Mines and the environment
The environmental impacts of mining can be reduced significantly by engaging in sustainable mining operations. This means, for example, good planning throughout the life cycle of mining operations, from exploration to production and aftercare. Exploration and mining are regulated by Finnish legislation and the Finnish Safety and Chemicals Agency (Tukes), which serves as the permit and supervisory authority.
Laws and permits regulating mining operations
Laws and permits regulating mining operations In Finland, mining industry operations are regulated by numerous other laws in addition to the Mining Act, such as the Environmental Protection Act, the Land Use and Building Act and the Water Act. This is why mining operations in Finland are more responsible and safer than in many other countries. Starting mining operations always requires a mining permit and a mining safety permit granted by Tukes, the Finnish Safety and Chemicals Agency, and an environmental permit granted by the ELY Centre.
A reservation notification gives the right to apply for an exploration permit, but a mere exploration permit does not yet guarantee a mining permit. An exploration permit enables drilling and exploration of minerals from the soil. The application for mining operations must also define the measures related to the closure and financing of the closure of the mine.
Guarantees related to closure are also determined already now in both the Mining Act and the Environmental Protection Act. Currently, there must be guarantees under the Environmental Protection Act for more than EUR 500 million.
Exploration and its environmental impacts
The purpose of exploration is to locate and find minerals in the area by means of drilling. An exploration permit does not mean permission to exploit the minerals found, but it gives its holder priority for any subsequent mining permit.
The environmental impacts of exploration are not very significant, but vegetation and soil may suffer, and the area may incur aesthetic damage.
Emissions from exploration are generally limited to exhaust emissions from transport and drilling. The soil resulting from deep drilling can be recovered where necessary, and drilling does not affect the quality of groundwater, for example. When the exploration ends in the area, the holder of the exploration permit must restore the area and close the deep drilling pipes.
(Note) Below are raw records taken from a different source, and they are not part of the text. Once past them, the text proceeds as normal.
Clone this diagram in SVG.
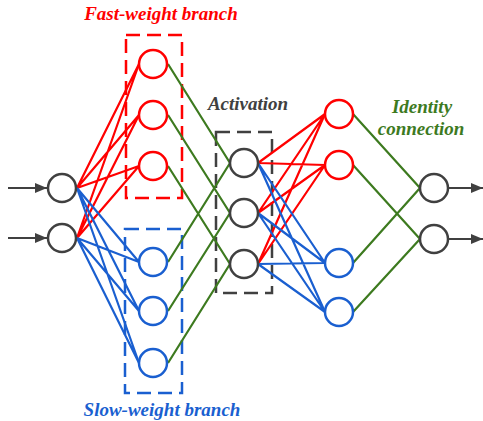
<svg xmlns="http://www.w3.org/2000/svg" width="483" height="421" viewBox="0 0 483 421">
<defs>
<marker id="arr" viewBox="0 0 12 10" refX="12" refY="5" markerWidth="12" markerHeight="10" markerUnits="userSpaceOnUse" orient="auto">
<path d="M0,0 L12,5 L0,10 z" fill="#404040"/>
</marker>
<style>
.r{stroke:#ff0000;stroke-width:2.2;fill:none}
.b{stroke:#1a5fd0;stroke-width:2.2;fill:none}
.g{stroke:#3d7a1f;stroke-width:2.2;fill:none}
.a{stroke:#404040;stroke-width:2.2;fill:none}
.nk{fill:#fff;stroke:#404040;stroke-width:2.5}
.nr{fill:#fff;stroke:#ff0000;stroke-width:2.5}
.nb{fill:#fff;stroke:#1a5fd0;stroke-width:2.5}
.box{fill:none;stroke-width:2.5;stroke-dasharray:14 7}
.t{font-family:"Liberation Serif","Times New Roman",serif;font-weight:bold;font-style:italic;font-size:19px;text-anchor:middle}
</style>
</defs>
<rect width="483" height="421" fill="#fff"/>
<g id="boxes">
<rect x="126" y="35" width="56" height="163" class="box" stroke="#ff0000"/>
<rect x="125" y="229" width="57" height="164" class="box" stroke="#1a5fd0"/>
<rect x="216" y="132" width="56" height="161" class="box" stroke="#404040"/>
</g>
<g id="connectors">
<g class="r">
<path d="M77,188L139,64M77,188L139,115M77,188L139,166M77,238L139,64M77,238L139,115M77,238L139,166"/>
<path d="M258,163L325,114M258,163L325,165M258,213L325,114M258,213L325,165M258,264L325,114M258,264L325,165"/>
</g>
<g class="b">
<path d="M77,188L139,262M77,188L139,311M77,188L139,363M77,238L139,262M77,238L139,311M77,238L139,363"/>
<path d="M258,163L325,263M258,163L325,312M258,213L325,263M258,213L325,312M258,264L325,263M258,264L325,312"/>
</g>
<g class="g">
<path d="M168,64L230,163M168,115L230,213M168,166L230,264M168,262L230,163M168,311L230,213M168,363L230,264"/>
<path d="M353,114L420,188M353,165L420,239M353,263L420,188M353,312L420,239"/>
</g>
<g class="a">
<path d="M8,188H47" marker-end="url(#arr)"/>
<path d="M8,238H47" marker-end="url(#arr)"/>
<path d="M449,188H483" marker-end="url(#arr)"/>
<path d="M449,239H483" marker-end="url(#arr)"/>
</g>
</g>
<g id="in1"><circle cx="62" cy="188" r="14" class="nk"/></g>
<g id="in2"><circle cx="62" cy="238" r="14" class="nk"/></g>
<g id="f1"><circle cx="153" cy="64" r="14" class="nr"/></g>
<g id="f2"><circle cx="153" cy="115" r="14" class="nr"/></g>
<g id="f3"><circle cx="153" cy="166" r="14" class="nr"/></g>
<g id="s1"><circle cx="153" cy="262" r="14" class="nb"/></g>
<g id="s2"><circle cx="153" cy="311" r="14" class="nb"/></g>
<g id="s3"><circle cx="153" cy="363" r="14" class="nb"/></g>
<g id="a1"><circle cx="244" cy="163" r="14" class="nk"/></g>
<g id="a2"><circle cx="244" cy="213" r="14" class="nk"/></g>
<g id="a3"><circle cx="244" cy="264" r="14" class="nk"/></g>
<g id="r1"><circle cx="339" cy="114" r="14" class="nr"/></g>
<g id="r2"><circle cx="339" cy="165" r="14" class="nr"/></g>
<g id="b1"><circle cx="339" cy="263" r="14" class="nb"/></g>
<g id="b2"><circle cx="339" cy="312" r="14" class="nb"/></g>
<g id="o1"><circle cx="434" cy="188" r="14" class="nk"/></g>
<g id="o2"><circle cx="434" cy="239" r="14" class="nk"/></g>
<g id="labels">
<text x="161" y="20" class="t" fill="#ff0000">Fast-weight branch</text>
<text x="248" y="110" class="t" fill="#404040">Activation</text>
<text x="422" y="113" class="t" fill="#3d7a1f">Identity</text>
<text x="421" y="135" class="t" fill="#3d7a1f">connection</text>
<text x="162" y="416" class="t" fill="#1a5fd0">Slow-weight branch</text>
</g>
</svg>
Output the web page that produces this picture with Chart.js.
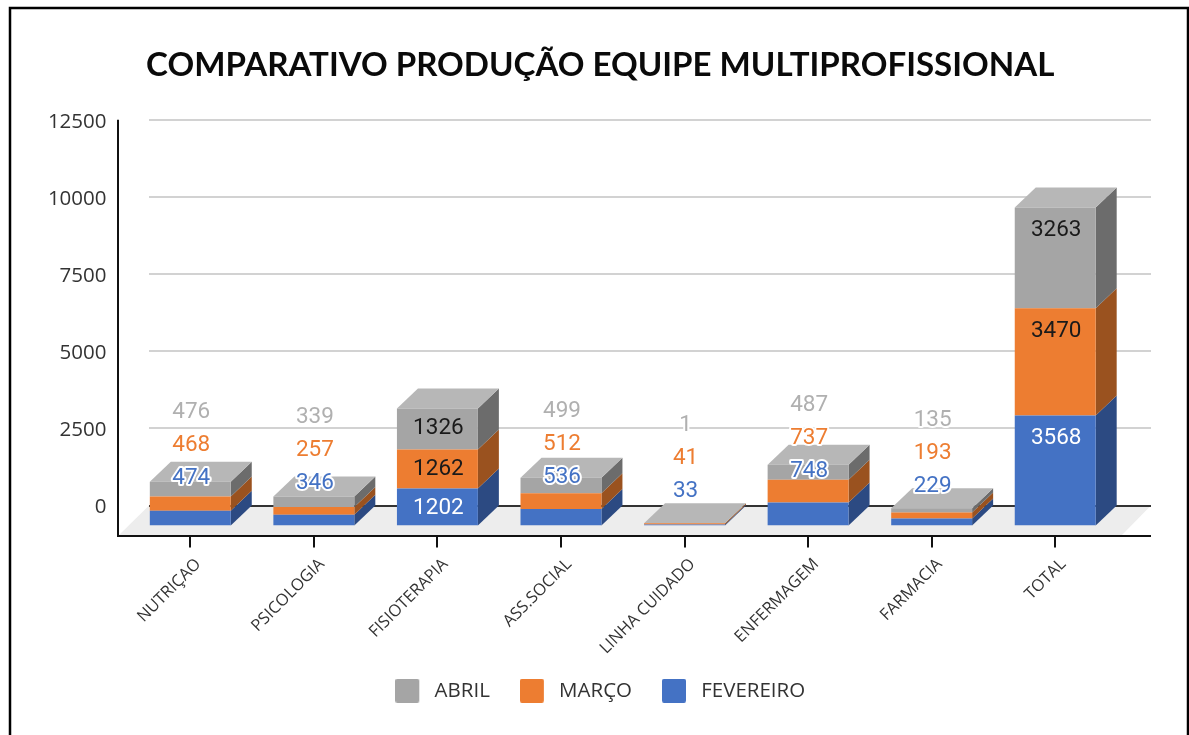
<!DOCTYPE html>
<html lang="pt">
<head>
<meta charset="utf-8">
<title>Comparativo</title>
<script src="https://cdn.jsdelivr.net/npm/chart.js@4/dist/chart.umd.min.js"></script>
<style>html,body{margin:0;padding:0;background:#fff}canvas{display:block}</style>
</head>
<body>
<canvas id="c" width="1189" height="735"></canvas>
<script>
const categories = ['NUTRIÇAO','PSICOLOGIA','FISIOTERAPIA','ASS.SOCIAL','LINHA CUIDADO','ENFERMAGEM','FARMACIA','TOTAL'];
const fevereiro = [474,346,1202,536,33,748,229,3568];
const marco = [468,257,1262,512,41,737,193,3470];
const abril = [476,339,1326,499,1,487,135,3263];
const yTicks = [0,2500,5000,7500,10000,12500];

// Height above the bar foot of the first label, for bars too short to hold their labels.
const labelLift = {0:47.5,1:42.5,3:48.5,4:34.5,5:54.5,6:39.5};
const labelStep = 32.7;
// Drop below the segment top, for bars that hold their labels.
const insideDrop = {2:20,7:23};
const DX = 21, DY = 20;

function swatch(color){
  const cv = document.createElement('canvas');
  cv.width = 29; cv.height = 24;
  const g = cv.getContext('2d');
  g.fillStyle = color;
  g.beginPath(); g.roundRect(0,0,24,24,2); g.fill();
  return cv;
}
function poly(ctx, pts, fill){
  ctx.fillStyle = fill;
  ctx.beginPath();
  pts.forEach((p,i)=> i?ctx.lineTo(p[0],p[1]):ctx.moveTo(p[0],p[1]));
  ctx.closePath(); ctx.fill();
}
const sideColors = ['#2C4A82','#9A521F','#6C6C6C'];
const labelColors = ['#4472C4','#ED7D31','#B0B0B0'];
const insideColors = ['#FFFFFF','#1A1A1A','#1A1A1A'];

const scene = {
  id:'scene',
  afterLayout(chart){
    // Long rotated category names run down beside the legend; keep them from being cut.
    chart.scales.x.bottom = 720;
  },
  beforeDatasetsDraw(chart){
    const {ctx, scales:{y}} = chart;
    const zero = y.getPixelForValue(0);
    const wallL = 149, wallR = 1151, axisX = 118, axisY = 536;
    ctx.save();
    poly(ctx, [[axisX,axisY],[wallL,zero-DY],[wallR,zero-DY],[wallR-30,axisY]], '#EDEDED');
    ctx.lineWidth = 2;
    y.ticks.forEach(t=>{
      const py = Math.round(y.getPixelForValue(t.value)-DY);
      ctx.strokeStyle = t.value===0 ? '#333333' : '#D2D2D2';
      ctx.beginPath(); ctx.moveTo(wallL,py); ctx.lineTo(wallR,py); ctx.stroke();
    });
    ctx.strokeStyle = '#111';
    ctx.beginPath(); ctx.moveTo(axisX,y.getPixelForValue(12500)-DY); ctx.lineTo(axisX,axisY); ctx.lineTo(wallR,axisY); ctx.stroke();
    chart.data.datasets.forEach((d,i)=>{
      chart.getDatasetMeta(i).data.forEach(b=>{
        const r = b.x+b.width/2, l = b.x-b.width/2;
        poly(ctx, [[r,b.y],[r+DX,b.y-DY],[r+DX,b.base-DY],[r,b.base]], sideColors[i]);
        if(i===chart.data.datasets.length-1)
          poly(ctx, [[l,b.y],[l+DX,b.y-DY],[r+DX,b.y-DY],[r,b.y]], '#B7B7B7');
      });
    });
    ctx.restore();
  },
  afterDatasetsDraw(chart){
    const {ctx, scales:{y}} = chart;
    const foot = y.getPixelForValue(0);
    ctx.save();
    ctx.font = '22.5px Roboto';
    ctx.textAlign = 'center';
    ctx.textBaseline = 'middle';
    ctx.lineJoin = 'round';
    chart.data.datasets.forEach((d,i)=>{
      chart.getDatasetMeta(i).data.forEach((b,j)=>{
        const txt = String(d.data[j]);
        const lift = labelLift[j];
        const lx = b.x+1;
        if(lift===undefined){
          ctx.fillStyle = insideColors[i];
          ctx.fillText(txt,lx,b.y+insideDrop[j]);
        }else{
          const py = foot - lift - labelStep*i;
          ctx.strokeStyle = '#fff'; ctx.lineWidth = 4;
          ctx.strokeText(txt,lx,py);
          ctx.fillStyle = labelColors[i];
          ctx.fillText(txt,lx,py);
        }
      });
    });
    ctx.restore();
  },
  afterDraw(chart){
    const {ctx} = chart;
    ctx.save();
    ctx.strokeStyle = '#000'; ctx.lineWidth = 2.5;
    ctx.strokeRect(10,8,1178,760);
    ctx.restore();
  }
};

new Chart(document.getElementById('c'),{
  type:'bar',
  plugins:[scene],
  data:{
    labels:categories,
    datasets:[
      {label:'FEVEREIRO',data:fevereiro,backgroundColor:'#4472C4'},
      {label:'MARÇO',data:marco,backgroundColor:'#ED7D31'},
      {label:'ABRIL',data:abril,backgroundColor:'#A5A5A5'}
    ]
  },
  options:{
    responsive:false,
    animation:false,
    layout:{padding:{left:11.5,right:0,top:0,bottom:24}},
    datasets:{bar:{barPercentage:0.655,categoryPercentage:1}},
    scales:{
      x:{
        stacked:true,
        afterFit(s){ s.height = 125; },
        border:{display:false},
        grid:{offset:false,drawOnChartArea:false,tickLength:22,color:'#111',lineWidth:2},
        ticks:{minRotation:45,maxRotation:45,autoSkip:false,padding:7,labelOffset:8,
               color:'#333',font:{family:'Open Sans',size:16.5}}
      },
      y:{
        stacked:true,min:0,max:12500,
        afterFit(s){ s.width = 117; },
        afterBuildTicks(s){ s.ticks = yTicks.map(v=>({value:v})); },
        border:{display:false},
        grid:{display:false,drawTicks:false},
        ticks:{padding:22,labelOffset:-18,color:'#333',font:{family:'Open Sans',size:20.5},
               callback:v=>String(v)}
      },
      spacer:{
        position:'right',
        afterFit(s){ s.width = 72; },
        border:{display:false},
        grid:{display:false},
        ticks:{display:false}
      }
    },
    plugins:{
      tooltip:{enabled:false},
      title:{
        display:true,
        text:'COMPARATIVO PRODUÇÃO EQUIPE MULTIPROFISSIONAL',
        color:'#0a0a0a',
        font:{family:'Lato',size:33.1,weight:'bold',lineHeight:1.2},
        padding:{top:45,bottom:55}
      },
      legend:{
        position:'bottom',
        reverse:true,
        labels:{
          color:'#333',
          font:{family:'Open Sans',size:20.5},
          usePointStyle:true,
          pointStyleWidth:29,
          padding:30,
          generateLabels(chart){
            const items = Chart.defaults.plugins.legend.labels.generateLabels(chart);
            items.forEach(it=>{ it.pointStyle = swatch(it.fillStyle); });
            return items;
          }
        }
      }
    }
  }
});
</script>
</body>
</html>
In accordance with the Mining Act, the holder of the exploration permit pays the owners of the properties an annual exploration fee. In addition, exploration permits include a permit-specific guarantee to cover any damage and harm incurred by landowners.
Impacts of production on the environment and water bodies
Because of the significant environmental impacts of the production phase of a mine, an environmental impact assessment is always required for a mining permit. The design must take account of changes in the landscape and vegetation, dust and noise pollution and the emissions arising from drilling and the transport of soil. If the future mine is located close to a residential area, explosions and extraction may cause noise pollution, and increased traffic may cause dust emissions as early as during the construction phase.
However, the most significant sources of emissions from mining operations are waste from the enrichment process and especially its storage, which causes impacts on water and air. The enrichment process produces tailings, which are pumped as sludge into tailings ponds for final storage. Special attention must be paid to the location of tailings ponds and the design of their structures, so that run-off into water bodies and groundwater and dust emissions into the air can be avoided.
The goal of sustainable mining is to minimise all adverse environmental impacts. Endomines aims for a 100% water recycling rate at its mines, and the process is free from cyanide and other strong acids and chemicals that could damage water bodies or spread as dust emissions into the air and the surrounding area.
New innovations for the reuse of mining waste are emerging at a growing rate, and its reuse is being developed in both research institutes and companies. Waste rock generated during extraction has already been used in the construction of wind power plants and roads, for example.
The use of soil materials currently classified as waste will inevitably increase in the coming years, particularly in construction, because of the growing scarcity of materials.
Impacts of the reuse of extractive waste:
- Reduces the consumption of natural resources
- Saves energy and reduces carbon dioxide emissions
- Reduces nature loss .
Closure and aftercare of mines
When a mine is closed down, there is a statutory requirement to restore the area. For this purpose, a restoration plan will have already been drawn up in connection with the mining permit application in terms of waste treatment and cover. The closing of a mine is a long process to ensure that the waste ponds and piles will not leak into the environment and groundwater. The long-term monitoring of the mine is one of the main challenges in mine closure.
When the use of the mine site after the end of mining operations is well planned, mine closure and aftercare can be used to create an environment that, for example, serves the recreational needs of the local community. The mining area can also be used for other activities such as culture, tourism or industry.
Effective monitoring and compliance with the principles of sustainability during the operation of the mine minimise its environmental impacts. Modern technology enables continuous measurement and monitoring and the rapid detection of any incidents. When emissions are measured regularly, measures can be planned to reduce them.